My ex-FIL taught me to use chopsticks years ago using a crumpled up cigarette wrapper.  Once you learn to pick that up you can pick up just about anything! 

First you had me drooling over grilled peaches and now I want sushi!


----------



## GB

I learned in the 3rd or 4th grade. We had to do reports on countries. You needed to make a food from the country you were doing your report on. The one exception was whoever did China could instead teach people how to use chopsticks. They would bring in enough for everyone and then make a big pile of popcorn. You had to use the chopsticks to eat the popcorn. Once you finished you could have more. Needless to say I learned how to use them very quickly since I wanted more


----------



## Alix

buckytom said:
			
		

> umm, does anyone realize how many vastly different asian peoples and cultures there are? asia is huge, so it's difficult to try to get your occidental minds around the numbers.
> 
> i'm sorry to be so impolite to point out that it's remarkably ignorant to assume such a diverse and far reaching spectrum of cultures as having only a few traditions or rules of etiquette.


 
BT, if that was directed at me for my generalization about Asian cultures please forgive me. I am indeed well aware of how many cultures there are and how many different traditions etc go along with that. However, in the interest of being brief I generalize, as I am sure many of us do. And I must have missed the section where we all assumed there were only a few traditions or etiquette. Can I get you a nice cup of tea my friend? A little sencha perhaps? It sounds like you need some TLC and maybe some caffeine.


----------



## buckytom

it wasn't directed at you alix. i'm sorry you may have taken it that way.
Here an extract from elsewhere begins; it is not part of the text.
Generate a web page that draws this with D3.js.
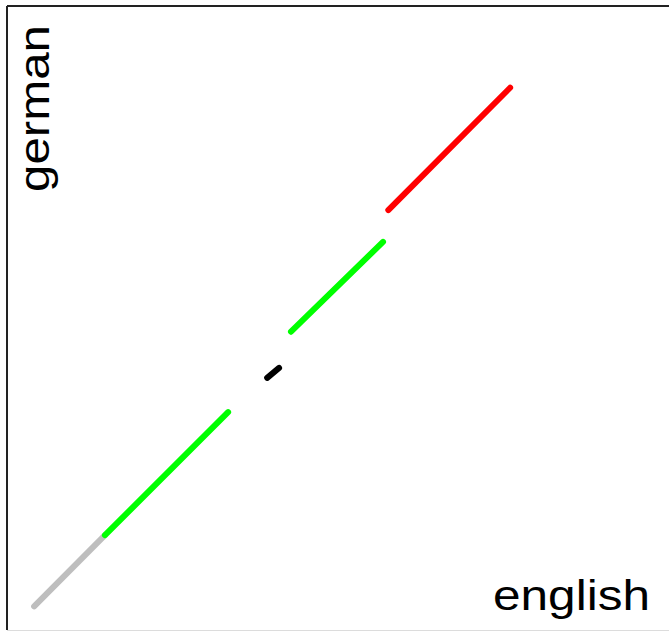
<!DOCTYPE html>
<html>
<head>
<meta charset="utf-8">
<script src="https://cdn.jsdelivr.net/npm/d3@7"></script>
<style>
  html, body { margin: 0; padding: 0; background: #fff; }
  svg { display: block; }
</style>
</head>
<body>
<svg id="chart" width="669" height="632"></svg>
<script>
// Segment groups: english (x) and german (y) start/end values
const groups   = ["low", "lower-mid", "middle", "upper-mid", "high"];
const colours  = ["#bebebe", "#00ff00", "#000000", "#00ff00", "#ff0000"];
const xStart   = [4.1, 14.8, 39.3, 42.9, 57.6];
const xEnd     = [14.8, 33.4, 41.1, 56.8, 76.0];
const yStart   = [3.8, 15.2, 40.4, 47.8, 67.3];
const yEnd     = [15.2, 34.9, 42.0, 62.2, 86.9];
const xLabel   = "english";
const yLabel   = "german";

const svg = d3.select("#chart");
const W = 669, H = 632;
const frame = { left: 7, top: 6, bottom: 630, right: 669 };

const x = d3.scaleLinear().domain([0, 100]).range([frame.left, frame.right]);
const y = d3.scaleLinear().domain([0, 100]).range([frame.bottom, frame.top]);

// plot frame
svg.append("line").attr("x1", frame.left).attr("x2", W).attr("y1", frame.top).attr("y2", frame.top)
  .attr("stroke", "#222").attr("stroke-width", 2);
svg.append("line").attr("x1", frame.left).attr("x2", frame.left).attr("y1", frame.top).attr("y2", frame.bottom)
  .attr("stroke", "#222").attr("stroke-width", 2);
svg.append("line").attr("x1", frame.left).attr("x2", W).attr("y1", frame.bottom + 0.5).attr("y2", frame.bottom + 0.5)
  .attr("stroke", "#dcdcdc").attr("stroke-width", 1);

const segs = groups.map((g, i) => ({
  g, c: colours[i], x0: xStart[i], x1: xEnd[i], y0: yStart[i], y1: yEnd[i]
}));

svg.append("g").selectAll("line").data(segs).join("line")
  .attr("x1", d => x(d.x0)).attr("y1", d => y(d.y0))
  .attr("x2", d => x(d.x1)).attr("y2", d => y(d.y1))
  .attr("stroke", d => d.c)
  .attr("stroke-width", 6)
  .attr("stroke-linecap", "round");

const font = "'Liberation Sans', Arial, sans-serif";

svg.append("text")
  .attr("x", 650).attr("y", 610)
  .attr("text-anchor", "end")
  .attr("font-family", font).attr("font-size", 42)
  .attr("textLength", 157).attr("lengthAdjust", "spacingAndGlyphs")
  .attr("fill", "#000")
  .text(xLabel);

svg.append("text")
  .attr("transform", "translate(49,25) rotate(-90)")
  .attr("text-anchor", "end")
  .attr("font-family", font).attr("font-size", 42)
  .attr("textLength", 167).attr("lengthAdjust", "spacingAndGlyphs")
  .attr("fill", "#000")
  .text(yLabel);
</script>
</body>
</html>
and yes, a cup of tea would be nice. 

having seen what my asian friends go through, being called oriental, like a rug or piece of furniture, or worse, "chinese", even though they're from an entirely different country a third of the world away, it hits a sore spot in me to hear such generalizations.
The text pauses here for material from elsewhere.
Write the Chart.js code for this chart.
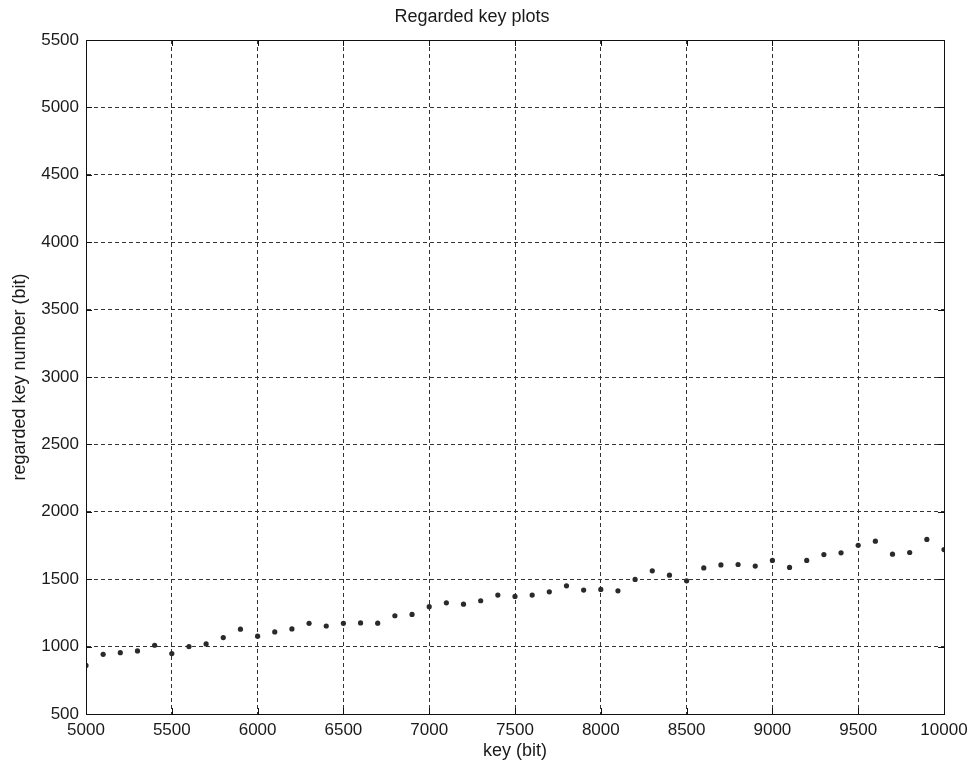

it would be like someone saying that canadians are exactly the same as people from the united states, just a little chillier.


----------



## GB

Bucky, were you directing your comment at one person or at everyone? You said "Does _anyone_ realize...". That makes it sound like you think multiple people have an issue with this (a bit of a generalization yourself). I think most people here DO realize the differences. I know I do.


----------



## Alix

Oh honey, we get that ALL the time! (And we just smile and spit in their tea before we hand it to them)
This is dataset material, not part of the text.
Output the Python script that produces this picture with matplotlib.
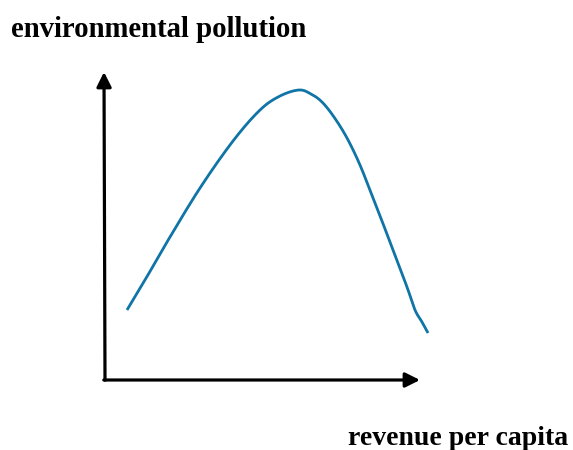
import matplotlib
matplotlib.use("Agg")
import matplotlib.pyplot as plt
import numpy as np

# Curve values (revenue per capita vs environmental pollution, arbitrary units)
revenue = [22, 40, 62, 95, 128, 155, 175, 194, 206, 217, 229, 242, 255, 268, 277, 288, 302, 310, 317, 323]
pollution = [69, 99, 137, 191, 238, 269, 283, 289, 285, 277, 262, 241, 214, 181, 158, 129, 92, 69, 57, 46]

y_label = "environmental pollution"
x_label = "revenue per capita"


def catmull_rom(xs, ys, n=20):
    p = np.column_stack([xs, ys]).astype(float)
    p = np.vstack([2 * p[0] - p[1], p, 2 * p[-1] - p[-2]])
    out = []
    t = np.linspace(0, 1, n, endpoint=False)[:, None]
    for i in range(1, len(p) - 2):
        p0, p1, p2, p3 = p[i - 1], p[i], p[i + 1], p[i + 2]
        seg = 0.5 * ((2 * p1) + (-p0 + p2) * t + (2 * p0 - 5 * p1 + 4 * p2 - p3) * t ** 2
                     + (-p0 + 3 * p1 - 3 * p2 + p3) * t ** 3)
        out.append(seg)
    out.append(p[-2][None, :])
    out = np.vstack(out)
    return out[:, 0], out[:, 1]


fig = plt.figure(figsize=(5.73, 4.5), dpi=100)
ax = fig.add_axes([0, 0, 1, 1])
ax.set_xlim(-105, 468)
ax.set_ylim(-71, 379)
ax.axis("off")

cx, cy = catmull_rom(revenue, pollution)
ax.plot(cx, cy, color="#0f74a6", lw=2.0, solid_capstyle="butt")

arrow = dict(arrowstyle="-|>", lw=2.3, color="black", mutation_scale=22, shrinkA=0, shrinkB=0)
ax.annotate("", xy=(-1, 307), xytext=(0, -1.2), arrowprops=arrow)
ax.annotate("", xy=(315, -1), xytext=(-1.2, -1), arrowprops=arrow)

font = dict(family=["Liberation Serif", "DejaVu Serif"], weight="bold", size=16)
t1 = fig.text(11 / 573, 1 - 37 / 450, y_label, ha="left", va="baseline", **font)
t2 = fig.text(568 / 573, 1 - 445 / 450, x_label, ha="right", va="baseline", **font)

fig.canvas.draw()
r = fig.canvas.get_renderer()
for t, target in ((t1, 297), (t2, 220)):
    w = t.get_window_extent(r).width
    t.set_fontsize(16 * target / w)

fig.savefig("out.png", dpi=100)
All kidding aside BT, I completely understand your point and was genuinely apologizing if it was my statement that caused offense. I tend to edit myself rather severely as I can be rather loquacious at times. (I know that surprises you all to heck). Just to give some credence to my words, I should add that my girls both attended elementary school at a Mandarin language immersion school. They were both in the english program, but they have learned a whole lot about the culture etc. And let me tell you, the New Years party ROCKS! And you know how schools do hot lunch days? Well, their school does Chopstick lunches. Mmmmmmmmmmmmm!!!!! Very cool.


----------



## Chopstix

I'm of Chinese immigrant stock from both sides, born and raised in an Asian country some distance from China. I grew up using chopsticks once in a while at the table.  Given my immigrant mixed-cultural environment, I'm definitely _not_ an authority on the subject of Chinese chopsticks usage, let alone Asian chopsticks usage. 

From my personal experience however, there is a correct way of holding/using chopsticks, in terms of finger positions.  You'd be surprised to know that not all Chinese know this.  (I only learned this myself when I visited an uncle in mainland China.) Also, holding the chopsticks 3/4 to 4/5 of the way up from the food end is considered more elegant.  Any lower than this would appear gauche. Picking food up from the serving plate with the food end of the chopsticks is okay as long as you don't touch the rest of the food.  People normally use the wrong end when serving food to somebody else's plate. It just shows courtesy. 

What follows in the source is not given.